- Sire: Roman
- Grandsire: Sir Gallahad III
- Dam: Lurline B.
- Damsire: Alibhai
- Sex: Stallion
- Foaled: 1959
- Country: United States
- Colour: Dark Bay/Brown
- Breeder: Duntreath Farm
- Owner: T. Allie Grissom
- Trainer: Vester R. Wright
- Earnings: US$ not found

Major wins
- Breeders' Futurity (1961) Forerunner Stakes (1962) Derby Trial Stakes (1962) American Classic Race placing: Kentucky Derby 2nd (1962)

= Roman Line (horse) =

American-bred Thoroughbred racehorse

Roman Line (foaled 1959) was an American Thoroughbred racehorse.
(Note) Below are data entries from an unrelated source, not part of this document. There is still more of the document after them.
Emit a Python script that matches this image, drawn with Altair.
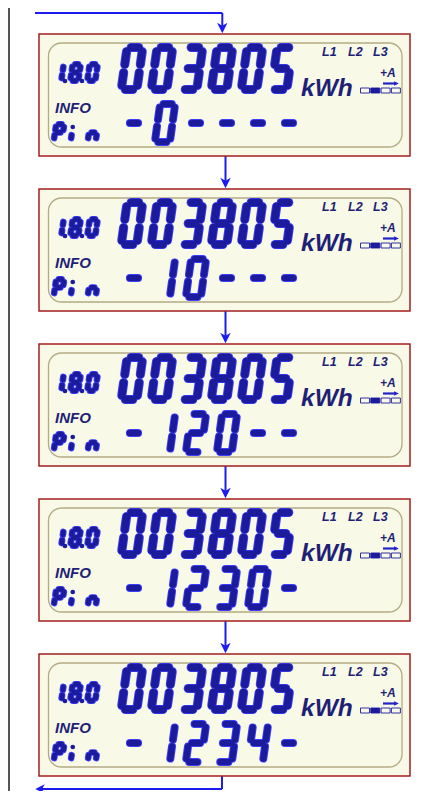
import altair as alt
import pandas as pd

# ---------------- data ----------------
PANEL_TOPS = [34, 189, 344, 499, 654]
PANEL_LEFT, PANEL_RIGHT, PANEL_HEIGHT = 39, 410, 122
READING = "003805"
PIN_ROWS = ["-0----", "-10---", "-120--", "-1230-", "-1234-"]
OBIS = "1.8.0"
PIN_LABEL = "Pin"
INFO_LABEL = "INFO"
UNIT = "kWh"
PHASES = ["L1", "L2", "L3"]
PHASE_X = [322, 348, 373]
DIRECTION = "+A"
QUADRANT_FILLED = [False, True, False, False]

READING_X = [132, 162, 192, 222, 252, 282]
PIN_X = [134, 165, 196, 227, 258, 289]
OBIS_X = [58.5, 75.5, 92.5]
PIN_LABEL_X = [59, 76, 93]

SEGMENTS = {'0': 'abcdef', '1': 'bc', '2': 'abdeg', '3': 'abcdg', '4': 'bcfg',
            '5': 'acdfg', '8': 'abcdefg', '-': 'g', 'P': 'abefg', 'i': 'e', 'n': 'ceg'}
SEG_ENDS = {'a': ((-1, -1), (1, -1)), 'b': ((1, -1), (1, 0)), 'c': ((1, 0), (1, 1)),
            'd': ((-1, 1), (1, 1)), 'e': ((-1, 0), (-1, 1)), 'f': ((-1, -1), (-1, 0)),
            'g': ((-1, 0), (1, 0))}

SEG_FILL = "#1b1b9c"
SEG_EDGE = "#3d3dff"
TEXT_NAVY = "#1f1f78"
FLOW_BLUE = "#1c1cf0"
BOX_FILL = "#f8f9e6"
BOX_EDGE = "#a31f1f"
LCD_EDGE = "#b3ab84"

XS = alt.Scale(domain=[8, 424], nice=False, zero=False)
YS = alt.Scale(domain=[8, 791], nice=False, zero=False, reverse=True)


def X(f="x"):
    return alt.X(f"{f}:Q", scale=XS, axis=None)


def Y(f="y"):
    return alt.Y(f"{f}:Q", scale=YS, axis=None)


# ---------------- seven-segment geometry ----------------
def seg_rows(chars, centers, cy, hw, hh, k, t):
    rows = []
    gap = 0.55 * t
    for ch, cx in zip(chars, centers):
        for s in SEGMENTS[ch]:
            (u1, v1), (u2, v2) = SEG_ENDS[s]
            p1 = [u1 * hw, v1 * hh]
            p2 = [u2 * hw, v2 * hh]
            dx, dy = p2[0] - p1[0], p2[1] - p1[1]
            ln = (dx * dx + dy * dy) ** 0.5
            ux, uy = dx / ln, dy / ln
            p1 = [p1[0] + ux * gap, p1[1] + uy * gap]
            p2 = [p2[0] - ux * gap, p2[1] - uy * gap]
            rows.append(dict(x=cx + p1[0] - k * p1[1], y=cy + p1[1],
                             x2=cx + p2[0] - k * p2[1], y2=cy + p2[1], w=t))
    return rows


seg = []
dots = []
for top, pin in zip(PANEL_TOPS, PIN_ROWS):
    seg += seg_rows(READING, READING_X, top + 34.5, 7.8, 21, 0.14, 7.4)
    seg += seg_rows(pin, PIN_X, top + 89, 7.5, 19, 0.14, 6.2)
    obis_chars = OBIS.replace(".", "")
    seg += seg_rows(obis_chars, OBIS_X, top + 38.5, 4, 8.25, 0.15, 4.8)
    for i in range(2):
        dots.append(dict(x=OBIS_X[i] + 4 + 2.5, y=top + 38.5 + 8.5))
    seg += seg_rows(PIN_LABEL, PIN_LABEL_X, top + 98.5, 4, 8.25, 0.15, 4.8)
    dots.append(dict(x=PIN_LABEL_X[1] - 4 + 0.15 * 5, y=top + 98.5 - 5.5))

seg_df = pd.DataFrame(seg)
seg_df["w_out"] = seg_df["w"] + 1.8
dot_df = pd.DataFrame(dots)

# ---------------- panels ----------------
box_df = pd.DataFrame([dict(x=PANEL_LEFT, x2=PANEL_RIGHT, y=t, y2=t + PANEL_HEIGHT) for t in PANEL_TOPS])
lcd_df = pd.DataFrame([dict(x=48.5, x2=402, y=t + 9, y2=t + 113) for t in PANEL_TOPS])

texts = []
for t in PANEL_TOPS:
    texts.append(dict(x=55, y=t + 79, text=INFO_LABEL, fs=15))
    texts.append(dict(x=301, y=t + 61.5, text=UNIT, fs=24.5))
    for px, ph in zip(PHASE_X, PHASES):
        texts.append(dict(x=px, y=t + 21.5, text=ph, fs=12.5))
    texts.append(dict(x=380, y=t + 43, text=DIRECTION, fs=12))
text_df = pd.DataFrame(texts)

quad = []
for t in PANEL_TOPS:
    for i, f in enumerate(QUADRANT_FILLED):
        quad.append(dict(x=360.5 + 10.3 * i, x2=360.5 + 10.3 * i + 9, y=t + 54, y2=t + 59,
                         fill=SEG_FILL if f else BOX_FILL))
quad_df = pd.DataFrame(quad)

small_arrow_df = pd.DataFrame([dict(x=383, x2=395, y=t + 49.5, y2=t + 49.5) for t in PANEL_TOPS])
small_head_df = pd.DataFrame([dict(x=396.5, y=t + 49.5) for t in PANEL_TOPS])

# ---------------- flow arrows ----------------
flow = [dict(x=35, x2=222.3, y=13, y2=13), dict(x=222.3, x2=222.3, y=13, y2=28)]
heads_down = [dict(x=222.3, y=28)]
for a, b in zip(PANEL_TOPS[:-1], PANEL_TOPS[1:]):
    flow.append(dict(x=225.5, x2=225.5, y=a + PANEL_HEIGHT, y2=b - 6))
    heads_down.append(dict(x=225.5, y=b - 6))
last = PANEL_TOPS[-1] + PANEL_HEIGHT
flow.append(dict(x=222, x2=222, y=last, y2=789))
flow.append(dict(x=222, x2=40, y=789, y2=789))
flow_df = pd.DataFrame(flow)
down_df = pd.DataFrame(heads_down)
left_df = pd.DataFrame([dict(x=40, y=789)])
border_df = pd.DataFrame([dict(x=9, y=8, y2=791)])

# ---------------- layers ----------------
border = alt.Chart(border_df).mark_rule(color="#2a2a2a", strokeWidth=1.6).encode(
    x=X(), y=Y(), y2="y2:Q")
flow_l = alt.Chart(flow_df).mark_rule(color=FLOW_BLUE, strokeWidth=2).encode(
    x=X(), x2="x2:Q", y=Y(), y2="y2:Q")
down_h = alt.Chart(down_df).mark_point(
    shape="M-1,-1L0,1L1,-1L0,-0.45Z", size=110, filled=True, opacity=1, color=FLOW_BLUE
).encode(x=X(), y=Y())
left_h = alt.Chart(left_df).mark_point(
    shape="M1,-1L-1,0L1,1L0.45,0Z", size=90, filled=True, opacity=1, color=FLOW_BLUE
).encode(x=X(), y=Y())

boxes = alt.Chart(box_df).mark_rect(fill=BOX_FILL, stroke=BOX_EDGE, strokeWidth=1.5).encode(
    x=X(), x2="x2:Q", y=Y(), y2="y2:Q")
lcds = alt.Chart(lcd_df).mark_rect(fill=BOX_FILL, stroke=LCD_EDGE, strokeWidth=1.3,
                                   cornerRadius=13).encode(
    x=X(), x2="x2:Q", y=Y(), y2="y2:Q")

seg_out = alt.Chart(seg_df).mark_rule(color=SEG_EDGE, strokeCap="round").encode(
    x=X(), x2="x2:Q", y=Y(), y2="y2:Q", strokeWidth=alt.StrokeWidth("w_out:Q", scale=None))
seg_in = alt.Chart(seg_df).mark_rule(color=SEG_FILL, strokeCap="round").encode(
    x=X(), x2="x2:Q", y=Y(), y2="y2:Q", strokeWidth=alt.StrokeWidth("w:Q", scale=None))
dot_l = alt.Chart(dot_df).mark_circle(color=SEG_FILL, size=22, opacity=1).encode(x=X(), y=Y())

text_l = alt.Chart(text_df).mark_text(
    align="left", baseline="alphabetic", font="Liberation Sans", fontStyle="italic",
    fontWeight="bold", color=TEXT_NAVY
).encode(x=X(), y=Y(), text="text:N", size=alt.Size("fs:Q", scale=None))

quad_l = alt.Chart(quad_df).mark_rect(stroke=SEG_FILL, strokeWidth=0.9).encode(
    x=X(), x2="x2:Q", y=Y(), y2="y2:Q", fill=alt.Fill("fill:N", scale=None))
sarrow = alt.Chart(small_arrow_df).mark_rule(color="#2323c8", strokeWidth=2.2).encode(
    x=X(), x2="x2:Q", y=Y(), y2="y2:Q")
shead = alt.Chart(small_head_df).mark_point(
    shape="M-1,-1L1,0L-1,1Z", size=22, filled=True, opacity=1, color="#2323c8"
).encode(x=X(), y=Y())

chart = alt.layer(
    border, flow_l, boxes, lcds, down_h, left_h, seg_out, seg_in, dot_l, text_l,
    quad_l, sarrow, shead
).properties(
    width=416, height=783, autosize=alt.AutoSizeParams(type="none"), padding=0,
    background="white"
).configure_view(strokeWidth=0)

chart.save("out.html", embed_options={"renderer": "svg", "actions": False})
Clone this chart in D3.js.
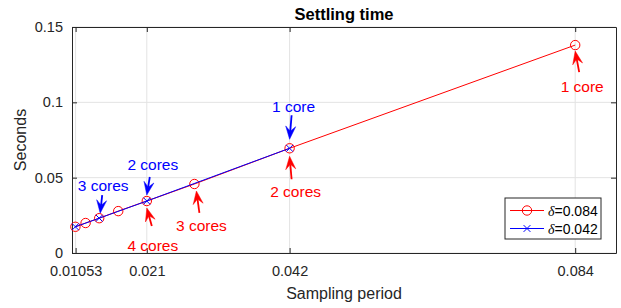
<!DOCTYPE html>
<html>
<head>
<meta charset="utf-8">
<script src="https://cdn.jsdelivr.net/npm/d3@7"></script>
<style>
body { margin: 0; background: #fff; }
text { font-family: "Liberation Sans", Arial, Helvetica, sans-serif; }
</style>
</head>
<body>
<script>
// chart size
var W = 621, H = 308;
var margin = {top: 27, right: 5, bottom: 55, left: 72};
var width = W - margin.left - margin.right;
var height = H - margin.top - margin.bottom;

// data: sampling period vs settling time
var periodsA = [0.084, 0.042, 0.028, 0.021, 0.0168, 0.014, 0.012, 0.0105];
var timesA   = [0.138, 0.0695, 0.0458, 0.0345, 0.0278, 0.0231, 0.0199, 0.0174];
var periodsB = [0.042, 0.021, 0.014, 0.0105];
var timesB   = [0.0695, 0.0345, 0.0231, 0.0174];

var xTicks = [0.01053, 0.021, 0.042, 0.084];
var xTickLabels = ["0.01053", "0.021", "0.042", "0.084"];
var yTicks = [0, 0.05, 0.1, 0.15];
var yTickLabels = ["0", "0.05", "0.1", "0.15"];

var legendLabels = ["0.084", "0.042"];

// annotations: which point, label and offsets (tip, tail, text) in px
var notes = [
  {s: "A", i: 0, label: "1 core",  tip: [0, 6],   tail: [4, 27],   txt: [7, 41]},
  {s: "A", i: 1, label: "2 cores", tip: [0, 8],   tail: [2, 31],   txt: [6, 43]},
  {s: "A", i: 2, label: "3 cores", tip: [2, 7],   tail: [5, 29],   txt: [7, 42]},
  {s: "A", i: 3, label: "4 cores", tip: [0, 7],   tail: [5, 25],   txt: [6, 44]},
  {s: "B", i: 0, label: "1 core",  tip: [0, -9],  tail: [2, -33],  txt: [4, -42]},
  {s: "B", i: 1, label: "2 cores", tip: [0, -6],  tail: [3, -24],  txt: [6, -37]},
  {s: "B", i: 2, label: "3 cores", tip: [1, -5],  tail: [3, -23],  txt: [4, -33]}
];

var colA = "#ff0000", colB = "#0000ff";

var svg = d3.select("body").append("svg")
  .attr("width", W).attr("height", H);

var g = svg.append("g")
  .attr("transform", "translate(" + margin.left + "," + margin.top + ")");

var x = d3.scaleLinear().domain([0.01, 0.09]).range([0, width]);
var y = d3.scaleLinear().domain([0, 0.15]).range([height, 0]);

// grid
g.selectAll(".gx").data(xTicks).enter().append("line")
  .attr("x1", function(d) { return x(d); }).attr("x2", function(d) { return x(d); })
  .attr("y1", 0).attr("y2", height)
  .attr("stroke", "#e3e3e3").attr("stroke-width", 1);
g.selectAll(".gy").data(yTicks).enter().append("line")
  .attr("x1", 0).attr("x2", width)
  .attr("y1", function(d) { return y(d); }).attr("y2", function(d) { return y(d); })
  .attr("stroke", "#e3e3e3").attr("stroke-width", 1);

// axes (ticks inward)
var xAxis = d3.axisBottom(x).tickValues(xTicks)
  .tickFormat(function(d, i) { return xTickLabels[i]; })
  .tickSizeInner(-5).tickSizeOuter(0).tickPadding(13);
var yAxis = d3.axisLeft(y).tickValues(yTicks)
  .tickFormat(function(d, i) { return yTickLabels[i]; })
  .tickSizeInner(-5).tickSizeOuter(0).tickPadding(9);
var xTop = d3.axisTop(x).tickValues(xTicks).tickFormat("").tickSizeInner(-5).tickSizeOuter(0);
var yRight = d3.axisRight(y).tickValues(yTicks).tickFormat("").tickSizeInner(-5).tickSizeOuter(0);

function styleAxis(sel) {
  sel.select(".domain").attr("stroke", "#262626");
  sel.selectAll(".tick line").attr("stroke", "#262626");
  sel.selectAll("text").attr("fill", "#262626")
    .style("font-family", "'Liberation Sans', Arial, sans-serif")
    .style("font-size", "14.5px");
}

g.append("g").attr("transform", "translate(0," + height + ")").call(xAxis).call(styleAxis);
g.append("g").call(yAxis).call(styleAxis);
g.append("g").call(xTop).call(styleAxis);
g.append("g").attr("transform", "translate(" + width + ",0)").call(yRight).call(styleAxis);

// title and labels
svg.append("text").attr("x", margin.left + width / 2).attr("y", 20)
  .attr("text-anchor", "middle").attr("font-weight", "bold")
  .attr("font-size", "16.5px").attr("fill", "#000").text("Settling time");
svg.append("text").attr("x", margin.left + width / 2).attr("y", 299)
  .attr("text-anchor", "middle").attr("font-size", "16px").attr("fill", "#262626")
  .text("Sampling period");
svg.append("text").attr("transform", "translate(26," + (margin.top + height / 2) + ") rotate(-90)")
  .attr("text-anchor", "middle").attr("font-size", "16px").attr("fill", "#262626")
  .text("Seconds");

// series
var line = d3.line()
  .x(function(d) { return x(d[0]); })
  .y(function(d) { return y(d[1]); });

var dataA = d3.zip(periodsA, timesA);
var dataB = d3.zip(periodsB, timesB);

g.append("path").datum(dataA).attr("d", line)
  .attr("fill", "none").attr("stroke", colA).attr("stroke-width", 1);
g.selectAll(".mA").data(dataA).enter().append("circle")
  .attr("cx", function(d) { return x(d[0]); })
  .attr("cy", function(d) { return y(d[1]); })
  .attr("r", 4.7).attr("fill", "none").attr("stroke", colA).attr("stroke-width", 1);

g.append("path").datum(dataB).attr("d", line)
  .attr("fill", "none").attr("stroke", colB).attr("stroke-width", 1);
var cross = d3.symbol().type(d3.symbolX).size(32);
g.selectAll(".mB").data(dataB).enter().append("path")
  .attr("transform", function(d) { return "translate(" + x(d[0]) + "," + y(d[1]) + ")"; })
  .attr("d", cross).attr("fill", "none").attr("stroke", colB).attr("stroke-width", 1);

// annotations
function arrowHead(tx, ty, fx, fy) {
  var a = Math.atan2(ty - fy, tx - fx);
  var L = 13, Wd = 5, back = 8;
  function pt(u, v) {
    return [tx - u * Math.cos(a) - v * Math.sin(a), ty - u * Math.sin(a) + v * Math.cos(a)];
  }
  return [pt(0, 0), pt(L, Wd), pt(back, 0), pt(L, -Wd)];
}

notes.forEach(function(n) {
  var px = n.s === "A" ? x(periodsA[n.i]) : x(periodsB[n.i]);
  var py = n.s === "A" ? y(timesA[n.i]) : y(timesB[n.i]);
  var c = n.s === "A" ? colA : colB;
  var tx = px + n.tip[0], ty = py + n.tip[1];
  var fx = px + n.tail[0], fy = py + n.tail[1];
  var head = arrowHead(tx, ty, fx, fy);
  g.append("line").attr("x1", fx).attr("y1", fy).attr("x2", head[2][0]).attr("y2", head[2][1])
    .attr("stroke", c).attr("stroke-width", 1.8);
  g.append("path").attr("d", "M" + head.join("L") + "Z").attr("fill", c).attr("stroke", c).attr("stroke-width", 0.5);
  g.append("text").attr("x", px + n.txt[0]).attr("y", py + n.txt[1])
    .attr("text-anchor", "middle").attr("dominant-baseline", "central")
    .attr("font-size", "15.5px").attr("fill", c).text(n.label);
});

// legend
var lg = svg.append("g").attr("transform", "translate(505,198)");
lg.append("rect").attr("x", 0).attr("y", 0).attr("width", 96).attr("height", 41)
  .attr("fill", "#fff").attr("stroke", "#262626").attr("stroke-width", 1);
[colA, colB].forEach(function(c, i) {
  var yy = 12.5 + i * 18;
  lg.append("line").attr("x1", 5).attr("x2", 39).attr("y1", yy).attr("y2", yy)
    .attr("stroke", c).attr("stroke-width", 1);
  if (i === 0) {
    lg.append("circle").attr("cx", 22).attr("cy", yy).attr("r", 4.7)
      .attr("fill", "none").attr("stroke", c);
  } else {
    lg.append("path").attr("transform", "translate(22," + yy + ")").attr("d", cross)
      .attr("fill", "none").attr("stroke", c);
  }
  var t = lg.append("text").attr("x", 43).attr("y", yy).attr("dominant-baseline", "central")
    .attr("font-size", "14px").attr("fill", "#000");
  t.append("tspan").attr("font-family", "'Liberation Serif', 'Times New Roman', serif")
    .attr("font-style", "italic").text("δ");
  t.append("tspan").text("=" + legendLabels[i]);
});
</script>
</body>
</html>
Trained by Tennessee Wright, the colt won the 1962 Derby Trial Stakes by six lengths at Churchill Downs then in U.S. Triple Crown series finished second by a neck in record time to Decidedly in the Kentucky Derby and third to Greek Money in the Preakness Stakes.

Roman Line's racing career was cut short by a training injury at Monmouth Park Racetrack on June 11, 1962. Retired to stud duty he met with reasonable success as the sire of a number of race/stakes winners.